▶ _TASK TO COMPLETE_
Pictures excluded, return the lines below from the first through the line holding "s.set_visible(False)".

▶ _RECORDED DATA_

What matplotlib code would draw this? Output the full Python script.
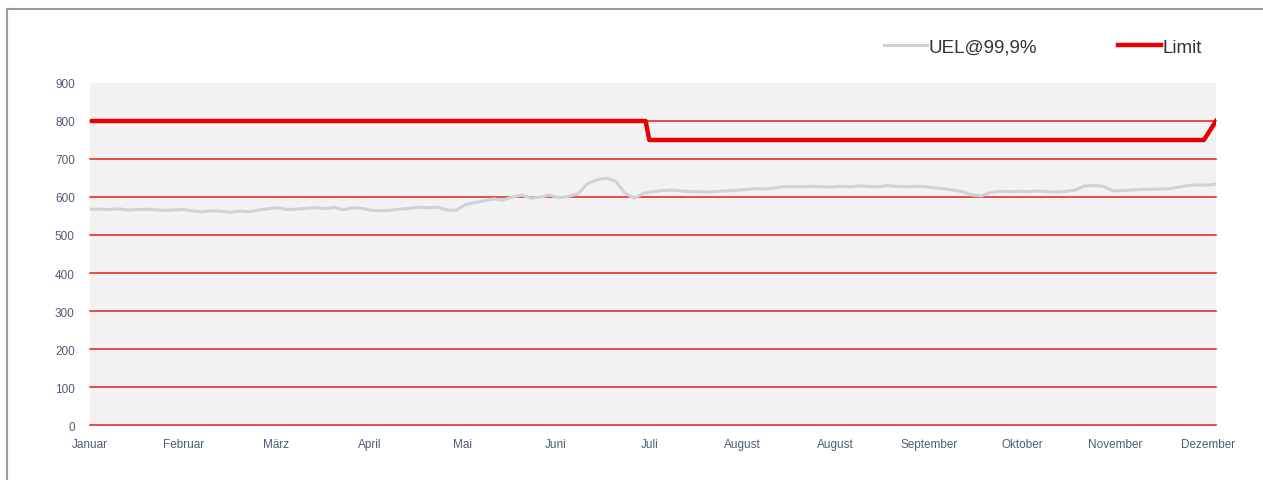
import matplotlib
matplotlib.use("Agg")
import matplotlib.pyplot as plt
from matplotlib.lines import Line2D
import numpy as np

plt.rcParams['font.family'] = ['Liberation Sans', 'DejaVu Sans']

# Monatsbeschriftungen (so wie im Original, August doppelt)
months = ["Januar", "Februar", "März", "April", "Mai", "Juni", "Juli",
          "August", "August", "September", "Oktober", "November", "Dezember"]

# UEL@99,9% - ca. 10 Werte pro Monat
uel = [568, 568, 567, 569, 566, 567, 568, 566, 565, 566,
       567, 563, 561, 564, 562, 560, 563, 561, 566, 569,
       572, 567, 568, 570, 572, 569, 573, 566, 572, 570,
       565, 564, 565, 568, 570, 573, 572, 573, 566, 565,
       580, 585, 590, 595, 592, 600, 605, 597, 600, 605,
       598, 602, 608, 635, 645, 650, 642, 610, 597, 610,
       614, 617, 618, 616, 614, 614, 613, 615, 616, 618,
       620, 622, 621, 624, 628, 627, 627, 628, 627, 626,
       628, 627, 629, 628, 627, 630, 628, 627, 628, 627,
       624, 622, 618, 614, 605, 603, 612, 615, 614, 615,
       614, 616, 614, 613, 615, 618, 629, 630, 628, 616,
       617, 618, 620, 620, 621, 622, 626, 630, 632, 631,
       634]

# Limit (Stufe Ende Juni, Anstieg am Jahresende)
limit_x = [0, 5.96, 6.0, 11.95, 12.08]
limit_y = [800, 800, 750, 750, 800]

yticks = [0, 100, 200, 300, 400, 500, 600, 700, 800, 900]

fig = plt.figure(figsize=(12.63, 4.81), dpi=100)
ax = fig.add_axes([0.0713, 0.1143, 0.8915, 0.7111])
ax.set_facecolor("#f2f2f2")

x_uel = np.linspace(0, 12.08, len(uel))

for y in yticks[:-1]:
    ax.axhline(y, color="#e41c1c", lw=1.1, zorder=1, clip_on=False)

ax.plot(x_uel, uel, color="#cbd3d9", lw=2.2, label="UEL@99,9%", zorder=3)
ax.plot(limit_x, limit_y, color="#e60000", lw=3.2, label="Limit", zorder=4)

ax.set_xlim(0, 12.08)
ax.set_ylim(0, 900)
ax.set_yticks(yticks)
ax.set_xticks(range(len(months)))
ax.set_xticklabels(months)
ax.tick_params(axis="both", length=0, labelsize=8.5, labelcolor="#4d5d75")
ax.tick_params(axis="y", pad=11)
ax.tick_params(axis="x", pad=9)
for s in ax.spines.values():
    s.set_visible(False)

ax.legend(loc="lower left", bbox_to_anchor=(0.69, 1.03), ncol=2,
          frameon=False, fontsize=13.5, handlelength=2.3, handletextpad=0.1,
          columnspacing=4.3, labelcolor="#333333")

# Rahmen links und oben
fig.add_artist(Line2D([7 / 1263, 7 / 1263], [0, 1 - 10 / 481],
                      color="#9a9a9a", lw=1.5, transform=fig.transFigure))
fig.add_artist(Line2D([7 / 1263, 1], [1 - 10 / 481, 1 - 10 / 481],
                      color="#9a9a9a", lw=1.5, transform=fig.transFigure))

fig.savefig("out.png", dpi=100)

▶ _WRITTEN SOLUTION_
What matplotlib code would draw this? Output the full Python script.
import matplotlib
matplotlib.use("Agg")
import matplotlib.pyplot as plt
from matplotlib.lines import Line2D
import numpy as np

plt.rcParams['font.family'] = ['Liberation Sans', 'DejaVu Sans']

# Monatsbeschriftungen (so wie im Original, August doppelt)
months = ["Januar", "Februar", "März", "April", "Mai", "Juni", "Juli",
          "August", "August", "September", "Oktober", "November", "Dezember"]

# UEL@99,9% - ca. 10 Werte pro Monat
uel = [568, 568, 567, 569, 566, 567, 568, 566, 565, 566,
       567, 563, 561, 564, 562, 560, 563, 561, 566, 569,
       572, 567, 568, 570, 572, 569, 573, 566, 572, 570,
       565, 564, 565, 568, 570, 573, 572, 573, 566, 565,
       580, 585, 590, 595, 592, 600, 605, 597, 600, 605,
       598, 602, 608, 635, 645, 650, 642, 610, 597, 610,
       614, 617, 618, 616, 614, 614, 613, 615, 616, 618,
       620, 622, 621, 624, 628, 627, 627, 628, 627, 626,
       628, 627, 629, 628, 627, 630, 628, 627, 628, 627,
       624, 622, 618, 614, 605, 603, 612, 615, 614, 615,
       614, 616, 614, 613, 615, 618, 629, 630, 628, 616,
       617, 618, 620, 620, 621, 622, 626, 630, 632, 631,
       634]

# Limit (Stufe Ende Juni, Anstieg am Jahresende)
limit_x = [0, 5.96, 6.0, 11.95, 12.08]
limit_y = [800, 800, 750, 750, 800]

yticks = [0, 100, 200, 300, 400, 500, 600, 700, 800, 900]

fig = plt.figure(figsize=(12.63, 4.81), dpi=100)
ax = fig.add_axes([0.0713, 0.1143, 0.8915, 0.7111])
ax.set_facecolor("#f2f2f2")

x_uel = np.linspace(0, 12.08, len(uel))

for y in yticks[:-1]:
    ax.axhline(y, color="#e41c1c", lw=1.1, zorder=1, clip_on=False)

ax.plot(x_uel, uel, color="#cbd3d9", lw=2.2, label="UEL@99,9%", zorder=3)
ax.plot(limit_x, limit_y, color="#e60000", lw=3.2, label="Limit", zorder=4)

ax.set_xlim(0, 12.08)
ax.set_ylim(0, 900)
ax.set_yticks(yticks)
ax.set_xticks(range(len(months)))
ax.set_xticklabels(months)
ax.tick_params(axis="both", length=0, labelsize=8.5, labelcolor="#4d5d75")
ax.tick_params(axis="y", pad=11)
ax.tick_params(axis="x", pad=9)
for s in ax.spines.values():
    s.set_visible(False)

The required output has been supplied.